Can I use CEP without a full streaming data infrastructure?
While full-fledged streaming data infrastructure (like Kafka or Flink) is often associated with large-scale CEP deployments, it's not strictly a prerequisite for all use cases. You can implement CEP on a smaller scale by processing events directly from sources like message queues, flat files, or even database change logs. However, for high-volume and low-latency scenarios, a dedicated streaming infrastructure provides the necessary scalability, fault tolerance, and event ordering guarantees that CEP engines leverage to deliver their full potential.
How does CEP compare to traditional rule-based alert systems?
Traditional rule-based alert systems typically evaluate individual events against a static set of predefined rules, triggering an alert if a single rule's conditions are met. Complex Event Processing (CEP), however, goes beyond this by analyzing relationships, sequences, and combinations of multiple events over time and across different data streams. This allows CEP to detect more complex patterns and situations that a simple, single-event rule would miss. While rule-based systems are often stateless and react to isolated occurrences, CEP maintains state and considers the broader context and temporal correlation of events to infer deeper insights.
Are there risks to automating decisions with CEP?
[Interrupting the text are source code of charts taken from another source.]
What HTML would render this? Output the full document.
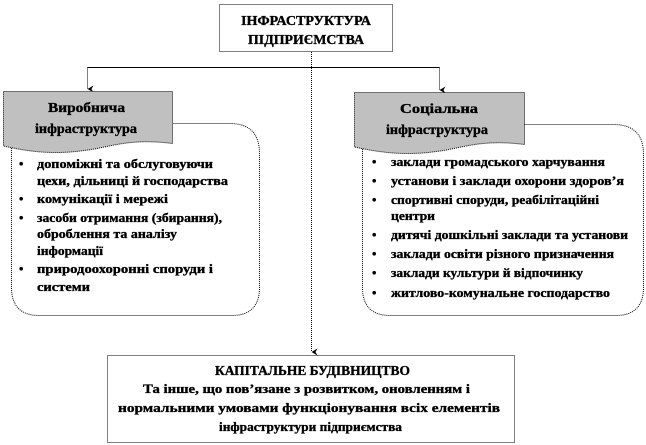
<!DOCTYPE html>
<html><head><meta charset="utf-8">
<style>
html,body{margin:0;padding:0;background:#fff;}
svg{display:block;}
text{font-family:"Liberation Serif","DejaVu Serif",serif;font-weight:bold;fill:#000;stroke:#000;stroke-width:0.35;}
</style></head>
<body>
<svg width="646" height="445" viewBox="0 0 646 445" xmlns="http://www.w3.org/2000/svg">
<defs>
<marker id="ar" markerWidth="8" markerHeight="8" refX="4" refY="7" orient="auto-start-reverse" markerUnits="userSpaceOnUse">
<path d="M0.5,1 L4,7 L7.5,1 L4,3 Z" fill="#000"/>
</marker>
</defs>
<g stroke="#000" fill="none" stroke-width="1">
<rect x="219.5" y="4.5" width="173" height="47" fill="#fff" stroke-dasharray="1,1"/>
<line x1="311.5" y1="52" x2="311.5" y2="352" stroke-dasharray="1,1" marker-end="url(#ar)"/>
<line x1="87.5" y1="67.5" x2="439.5" y2="67.5"/>
<line x1="87.5" y1="67.5" x2="87.5" y2="89" stroke-dasharray="1,1" marker-end="url(#ar)"/>
<line x1="439.5" y1="67.5" x2="439.5" y2="90" stroke-dasharray="1,1" marker-end="url(#ar)"/>
<path d="M11.5,123.5 L229.5,123.5 Q259.5,123.5 259.5,153.5 L259.5,287.5 Q259.5,315.5 231.5,315.5 L39.5,315.5 Q11.5,315.5 11.5,287.5 Z" fill="#fff" stroke-dasharray="1,1"/>
<path d="M3.5,91.5 L172.5,91.5 L172.5,143.5 C130,138 110,147 88,150 C55,155 30,152 3.5,146 Z" fill="#c0c0c0" stroke-dasharray="1,1"/>
<path d="M362.5,124.5 L613.5,124.5 Q643.5,124.5 643.5,154.5 L643.5,287.5 Q643.5,315.5 615.5,315.5 L390.5,315.5 Q362.5,315.5 362.5,287.5 Z" fill="#fff" stroke-dasharray="1,1"/>
<path d="M354.5,92.5 L524.5,92.5 L524.5,144.5 C482,139 462,148 440,151 C407,156 382,153 354.5,147 Z" fill="#c0c0c0" stroke-dasharray="1,1"/>
<rect x="107.5" y="355.5" width="407" height="87" fill="#fff" stroke-dasharray="1,1"/>
</g>

<g font-size="14" lengthAdjust="spacingAndGlyphs">
<text x="241" y="25" textLength="130" lengthAdjust="spacingAndGlyphs">ІНФРАСТРУКТУРА</text>
<text x="248" y="44" textLength="116" lengthAdjust="spacingAndGlyphs">ПІДПРИЄМСТВА</text>
<text x="48" y="112" textLength="77" lengthAdjust="spacingAndGlyphs">Виробнича</text>
<text x="35" y="133" textLength="102" lengthAdjust="spacingAndGlyphs">інфраструктура</text>
<text x="400" y="113" textLength="78" lengthAdjust="spacingAndGlyphs">Соціальна</text>
<text x="386" y="134" textLength="102" lengthAdjust="spacingAndGlyphs">інфраструктура</text>
<text x="215" y="375" textLength="195" lengthAdjust="spacingAndGlyphs">КАПІТАЛЬНЕ  БУДІВНИЦТВО</text>
<text x="143" y="393" font-size="13" textLength="327" lengthAdjust="spacingAndGlyphs">Та інше, що пов’язане з розвитком, оновленням і</text>
<text x="118" y="412" font-size="13" textLength="382" lengthAdjust="spacingAndGlyphs">нормальними умовами функціонування  всіх  елементів</text>
<text x="219" y="431" font-size="13" textLength="183" lengthAdjust="spacingAndGlyphs">інфраструктури  підприємства</text>
</g>

<g font-size="12.5">
<text x="19" y="168">•</text><text x="37" y="168" textLength="176" lengthAdjust="spacingAndGlyphs">допоміжні  та обслуговуючи</text>
<text x="37" y="185" textLength="191" lengthAdjust="spacingAndGlyphs">цехи, дільниці  й господарства</text>
<text x="19" y="203">•</text><text x="37" y="203" textLength="131" lengthAdjust="spacingAndGlyphs">комунікації  і мережі</text>
<text x="19" y="222">•</text><text x="37" y="222" textLength="185" lengthAdjust="spacingAndGlyphs">засоби отримання (збирання),</text>
<text x="37" y="238" textLength="140" lengthAdjust="spacingAndGlyphs">оброблення та аналізу</text>
<text x="37" y="255" textLength="66" lengthAdjust="spacingAndGlyphs">інформації</text>
<text x="19" y="273">•</text><text x="37" y="273" textLength="176" lengthAdjust="spacingAndGlyphs">природоохоронні  споруди і</text>
<text x="37" y="291" textLength="53" lengthAdjust="spacingAndGlyphs">системи</text>

<text x="372" y="166">•</text><text x="391" y="166" textLength="214" lengthAdjust="spacingAndGlyphs">заклади громадського харчування</text>
<text x="372" y="185">•</text><text x="391" y="185" textLength="233" lengthAdjust="spacingAndGlyphs">установи і заклади охорони  здоров’я</text>
<text x="372" y="204">•</text><text x="391" y="204" textLength="208" lengthAdjust="spacingAndGlyphs">спортивні  споруди,  реабілітаційні</text>
<text x="391" y="220" textLength="44" lengthAdjust="spacingAndGlyphs">центри</text>
<text x="372" y="239">•</text><text x="391" y="239" textLength="237" lengthAdjust="spacingAndGlyphs">дитячі дошкільні  заклади та установи</text>
<text x="372" y="258">•</text><text x="391" y="258" textLength="223" lengthAdjust="spacingAndGlyphs">заклади освіти різного  призначення</text>
<text x="372" y="277">•</text><text x="391" y="277" textLength="192" lengthAdjust="spacingAndGlyphs">заклади культури й відпочинку</text>
<text x="372" y="297">•</text><text x="391" y="297" textLength="219" lengthAdjust="spacingAndGlyphs">житлово-комунальне  господарство</text>
</g>
</svg>
</body></html>
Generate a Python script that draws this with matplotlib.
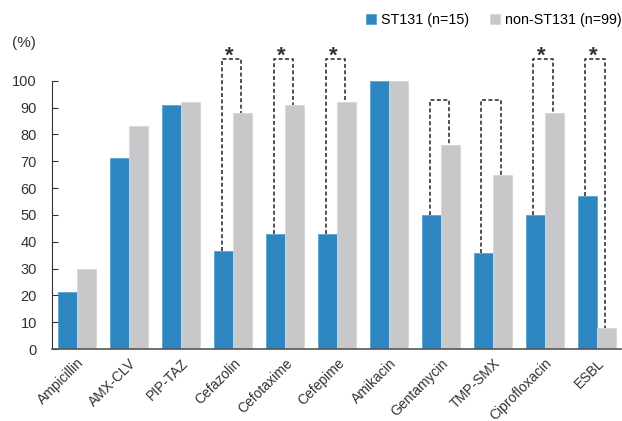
import numpy as np
import matplotlib
matplotlib.use("Agg")
from matplotlib import pyplot as plt

plt.rcParams['font.family'] = ['Liberation Sans', 'DejaVu Sans']

drugs = ["Ampicillin", "AMX-CLV", "PIP-TAZ", "Cefazolin", "Cefotaxime", "Cefepime",
         "Amikacin", "Gentamycin", "TMP-SMX", "Ciprofloxacin", "ESBL"]
st131 = [21.4, 71.4, 91.0, 36.4, 42.9, 42.9, 100, 50.0, 35.7, 50.0, 57.1]
non_st131 = [30, 83, 92, 88, 91, 92, 100, 76, 65, 88, 8]
# brackets: (index, significant)
brackets = [(3, True), (4, True), (5, True), (7, False), (8, False), (9, True), (10, True)]

blue = "#2e86c1"
grey = "#c8c8ca"

fig = plt.figure(figsize=(6.22, 4.21), dpi=100)
ax = fig.add_axes([0.084, 0.171, 0.914, 0.637])

x = np.arange(len(drugs))
w = 0.366
ax.bar(x - w / 2, st131, w, color=blue, edgecolor="#5aa3d6", linewidth=0.6, label="ST131 (n=15)")
ax.bar(x + w / 2, non_st131, w, color=grey, edgecolor="#d6d6d8", linewidth=0.6, label="non-ST131 (n=99)")

for i, sig in brackets:
    top = 108 if sig else 93
    xl = i - 0.22
    xr = i + 0.15
    ax.plot([xl, xl, xr, xr], [st131[i], top, top, non_st131[i]], color="#222222",
            lw=1.1, ls=(0, (2.6, 1.6)), clip_on=False, zorder=3)
    if sig:
        ax.text((xl + xr) / 2 - 0.04, top - 0.8, "*", ha="center", va="baseline",
                fontsize=16, fontweight="bold", color="#333333", clip_on=False)

ax.set_xlim(-0.48, 10.46)
ax.set_ylim(0, 100)
ax.set_yticks(range(0, 101, 10))
ax.set_xticks(x)
ax.set_xticklabels(drugs, rotation=45, ha="right", va="top", rotation_mode="anchor")
ax.tick_params(axis="x", length=0, pad=5, labelsize=10, colors="#333333")
ax.tick_params(axis="y", direction="in", length=4, width=0.8, labelsize=10.5, pad=11, colors="#333333")
ax.spines["top"].set_visible(False)
ax.spines["right"].set_visible(False)
ax.spines["left"].set_color("#333333")
ax.spines["bottom"].set_color("#555555")
ax.spines["bottom"].set_linewidth(1.2)

fig.text(0.02, 0.897, "(%)", fontsize=11, color="#333333", va="center")

ax.legend(loc="center right", bbox_to_anchor=(1.011, 1.226), ncol=2, frameon=False,
          fontsize=10.3, handlelength=0.7, handleheight=0.7, handletextpad=0.3,
          columnspacing=1.5, borderaxespad=0)

fig.savefig("out.png", dpi=100)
Automating decisions with Complex Event Processing (CEP) carries inherent risks, primarily due to the potential for unintended consequences. If CEP rules or patterns are flawed, or if the underlying data is biased or inaccurate, the automated actions triggered can lead to incorrect or even harmful outcomes. This necessitates thorough testing, continuous monitoring, and the establishment of clear human oversight mechanisms to ensure accountability and prevent costly mistakes.